◆ TASK STATEMENT
Omit every picture, and retype the lines that run from the beginning of the data below through the line containing "Chart.register(...registerables);", inclusive.

◆ RECORDED DATA
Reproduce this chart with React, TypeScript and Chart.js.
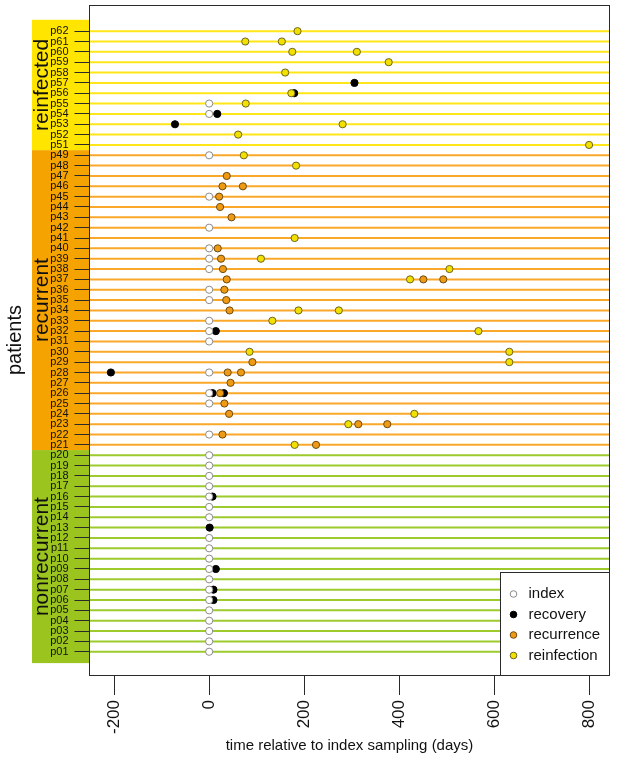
import { useEffect, useRef } from "react";
import { Chart, registerables } from "chart.js";

Chart.register(...registerables);

// ---------------- data ----------------
const patientIds = [
  "p01", "p02", "p03", "p04", "p05", "p06", "p07", "p08", "p09", "p10",
  "p11", "p12", "p13", "p14", "p15", "p16", "p17", "p18", "p19", "p20",
  "p21", "p22", "p23", "p24", "p25", "p26", "p27", "p28", "p29", "p30",
  "p31", "p32", "p33", "p34", "p35", "p36", "p37", "p38", "p39", "p40",
  "p41", "p42", "p43", "p44", "p45", "p46", "p47", "p48", "p49",
  "p51", "p52", "p53", "p54", "p55", "p56", "p57", "p58", "p59", "p60", "p61", "p62",
];

const groupLabels = ["nonrecurrent", "recurrent", "reinfected"];
const groupSizes = [20, 29, 12];

const eventLabels = ["index", "recovery", "recurrence", "reinfection"];

const indexEvents: [string, number][] = [
  ["p01", 0], ["p02", 0], ["p03", 0], ["p04", 0], ["p05", 0], ["p06", 0], ["p07", 0],
  ["p08", 0], ["p09", 0], ["p10", 0], ["p11", 0], ["p12", 0], ["p14", 0], ["p15", 0],
  ["p16", 0], ["p17", 0], ["p18", 0], ["p19", 0], ["p20", 0],
  ["p22", 0], ["p25", 0], ["p26", 0], ["p28", 0], ["p31", 0], ["p32", 0], ["p33", 0],
  ["p35", 0], ["p36", 0], ["p38", 0], ["p39", 0], ["p40", 0], ["p42", 0], ["p45", 0],
  ["p49", 0], ["p54", 0], ["p55", 0],
];

const recoveryEvents: [string, number][] = [
  ["p06", 9], ["p07", 9], ["p09", 14], ["p13", 1], ["p16", 7], ["p26", 7], ["p26", 31],
  ["p28", -207], ["p32", 14], ["p53", -72], ["p54", 17], ["p56", 179], ["p57", 306],
];

const recurrenceEvents: [string, number][] = [
  ["p21", 225], ["p22", 28], ["p23", 314], ["p23", 375], ["p24", 42], ["p25", 32],
  ["p26", 23], ["p27", 45], ["p28", 39], ["p28", 67], ["p29", 91], ["p34", 43],
  ["p35", 36], ["p36", 32], ["p37", 37], ["p37", 451], ["p37", 493], ["p38", 29],
  ["p39", 25], ["p40", 18], ["p43", 47], ["p44", 23], ["p45", 21], ["p46", 28],
  ["p46", 71], ["p47", 37],
];

const reinfectionEvents: [string, number][] = [
  ["p21", 180], ["p23", 293], ["p24", 432], ["p29", 632], ["p30", 85], ["p30", 632],
  ["p32", 567], ["p33", 133], ["p34", 188], ["p34", 273], ["p37", 423], ["p38", 506],
  ["p39", 109], ["p41", 180], ["p48", 183], ["p49", 73], ["p51", 800], ["p52", 61],
  ["p53", 281], ["p55", 77], ["p56", 173], ["p58", 160], ["p59", 378], ["p60", 175],
  ["p60", 311], ["p61", 76], ["p61", 153], ["p62", 186],
];

const xTicks = [-200, 0, 200, 400, 600, 800];
const X_MIN = -252;
const X_MAX = 843;
const Y_MIN = -1.25;
const Y_MAX = 63.53;

// ---------------- style ----------------
const W = 617;
const H = 764;
const FONT = "'Liberation Sans', Arial, Helvetica, sans-serif";
const bandColors = ["#9BC41F", "#F5A300", "#FFE500"];
const lineColors = ["#9DCA2C", "#FAA82A", "#FFE619"];
const pointFill = ["#FFFFFF", "#000000", "#EE9A14", "#F2E000"];
const pointBorder = ["#8A8A8A", "#000000", "#6E4A12", "#6E6520"];
const BAND_X = 32;
const BAND_PAD = 1.1;
const BAND_TEXT_X = 48;
const BAND_FONT = 21;
const AXIS_COLOR = "#2a2a2a";
const TEXT_COLOR = "#111111";

const rowOf = (id: string) => patientIds.indexOf(id) + 1;
const groupOfRow = (row: number) => {
  let acc = 0;
  for (let g = 0; g < groupSizes.length; g++) {
    acc += groupSizes[g];
    if (row <= acc) return g;
  }
  return groupSizes.length - 1;
};

const bandsPlugin = {
  id: "bands",
  beforeDraw(chart: any) {
    const { ctx, chartArea } = chart;
    const y = chart.scales.y;
    let start = 1;
    groupSizes.forEach((n, g) => {
      const end = start + n - 1;
      const lo = g === 0 ? start - BAND_PAD : start - 0.5;
      const hi = g === groupSizes.length - 1 ? end + BAND_PAD : end + 0.5;
      const yTop = y.getPixelForValue(hi);
      const yBot = y.getPixelForValue(lo);
      ctx.save();
      ctx.fillStyle = bandColors[g];
      ctx.fillRect(BAND_X, yTop, chartArea.left - BAND_X, yBot - yTop);
      ctx.translate(BAND_TEXT_X, (yTop + yBot) / 2);
      ctx.rotate(-Math.PI / 2);
      ctx.font = `${BAND_FONT}px ${FONT}`;
      ctx.fillStyle = TEXT_COLOR;
      ctx.textAlign = "center";
      ctx.textBaseline = "alphabetic";
      ctx.fillText(groupLabels[g], 0, 0);
      ctx.restore();
      start = end + 1;
    });
  },
};

const frameLegendPlugin = {
  id: "frameLegend",
  afterDraw(chart: any) {
    const { ctx, chartArea } = chart;
    const l = Math.floor(chartArea.left) + 0.5;
    const t = Math.floor(chartArea.top) + 0.5;
    const r = Math.floor(chartArea.right) + 0.5;
    const b = Math.floor(chartArea.bottom) + 0.5;
    ctx.save();
    const lw = 109;
    const lh = 103;
    const lx = r - lw;
    const ly = b - lh;
    ctx.fillStyle = "#FFFFFF";
    ctx.fillRect(lx, ly, lw, lh);
    ctx.strokeStyle = AXIS_COLOR;
    ctx.lineWidth = 1;
    ctx.strokeRect(lx, ly, lw, lh);
    ctx.font = `15px ${FONT}`;
    ctx.textBaseline = "middle";
    ctx.textAlign = "left";
    eventLabels.forEach((lab, i) => {
      const cy = ly + 21.5 + i * 20.5;
      ctx.beginPath();
      ctx.arc(lx + 13, cy, 3.3, 0, Math.PI * 2);
      ctx.fillStyle = pointFill[i];
      ctx.fill();
      ctx.strokeStyle = pointBorder[i];
      ctx.lineWidth = 1;
      ctx.stroke();
      ctx.fillStyle = TEXT_COLOR;
      ctx.fillText(lab, lx + 28, cy);
    });
    ctx.strokeStyle = AXIS_COLOR;
    ctx.lineWidth = 1;
    ctx.strokeRect(l, t, r - l, b - t);
    ctx.restore();
  },
};

export default function App() {
  const ref = useRef<HTMLCanvasElement>(null);

  useEffect(() => {
    const lineDatasets = patientIds.map((id, i) => {
      const row = i + 1;
      return {
        type: "line" as const,
        label: id,
        data: [
          { x: X_MIN, y: row },
          { x: X_MAX, y: row },
        ],
        borderColor: lineColors[groupOfRow(row)],
        borderWidth: 2,
        pointRadius: 0,
        fill: false,
        order: 10,
      };
    });

    const eventSets = [indexEvents, recoveryEvents, recurrenceEvents, reinfectionEvents];
    const pointOrders = [0, 3, 2, 1];
    const pointDatasets = eventSets.map((evs, k) => ({
      type: "scatter" as const,
      label: eventLabels[k],
      data: evs.map(([id, d]) => ({ x: d, y: rowOf(id) })),
      backgroundColor: pointFill[k],
      borderColor: pointBorder[k],
      borderWidth: 1,
      pointRadius: 3.6,
      order: pointOrders[k],
    }));

    const chart = new Chart(ref.current as HTMLCanvasElement, {
      type: "scatter",
      data: { datasets: [...pointDatasets, ...lineDatasets] as any },
      options: {
        responsive: false,
        animation: false,
        events: [],
        layout: { padding: { left: 0, right: 7.5, top: 4.5, bottom: 0 } },
        plugins: { legend: { display: false }, tooltip: { enabled: false } },
        scales: {
          x: {
            type: "linear",
            min: X_MIN,
            max: X_MAX,
            afterBuildTicks: (s: any) => {
              s.ticks = xTicks.map((v) => ({ value: v }));
            },
            afterFit: (s: any) => {
              s.height = 89;
              s.paddingLeft = 0;
              s.paddingRight = 0;
            },
            grid: { drawOnChartArea: false, drawTicks: true, tickLength: 20, color: AXIS_COLOR, lineWidth: 1 },
            border: { display: false },
            ticks: {
              autoSkip: false,
              minRotation: 90,
              maxRotation: 90,
              padding: 5,
              color: TEXT_COLOR,
              font: { family: FONT, size: 17 },
              callback: (v: any) => String(v),
            },
            title: {
              display: true,
              text: "time relative to index sampling (days)",
              color: TEXT_COLOR,
              font: { family: FONT, size: 15 },
              padding: { top: 0, bottom: 9 },
            },
          },
          y: {
            type: "linear",
            min: Y_MIN,
            max: Y_MAX,
            afterBuildTicks: (s: any) => {
              s.ticks = patientIds.map((_, i) => ({ value: i + 1 }));
            },
            afterFit: (s: any) => {
              s.width = 89.5;
              s.paddingTop = 0;
              s.paddingBottom = 0;
            },
            grid: { drawOnChartArea: false, drawTicks: true, tickLength: 15, color: AXIS_COLOR, lineWidth: 1 },
            border: { display: false },
            ticks: {
              autoSkip: false,
              padding: 6,
              color: TEXT_COLOR,
              font: { family: FONT, size: 11 },
              callback: (v: any) => patientIds[Math.round(v) - 1] ?? "",
            },
            title: {
              display: true,
              text: "patients",
              color: TEXT_COLOR,
              font: { family: FONT, size: 20 },
              padding: { top: 3, bottom: 0 },
            },
          },
        },
      },
      plugins: [bandsPlugin, frameLegendPlugin],
    });
    return () => chart.destroy();
  }, []);

  return (
    <div style={{ position: "fixed", left: 0, top: 0, width: W, height: H, background: "#ffffff" }}>
      <canvas ref={ref} width={W} height={H} style={{ width: W, height: H, display: "block" }} />
    </div>
  );
}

◆ THE REPLY
Reproduce this chart with React, TypeScript and Chart.js.
import { useEffect, useRef } from "react";
import { Chart, registerables } from "chart.js";

Chart.register(...registerables);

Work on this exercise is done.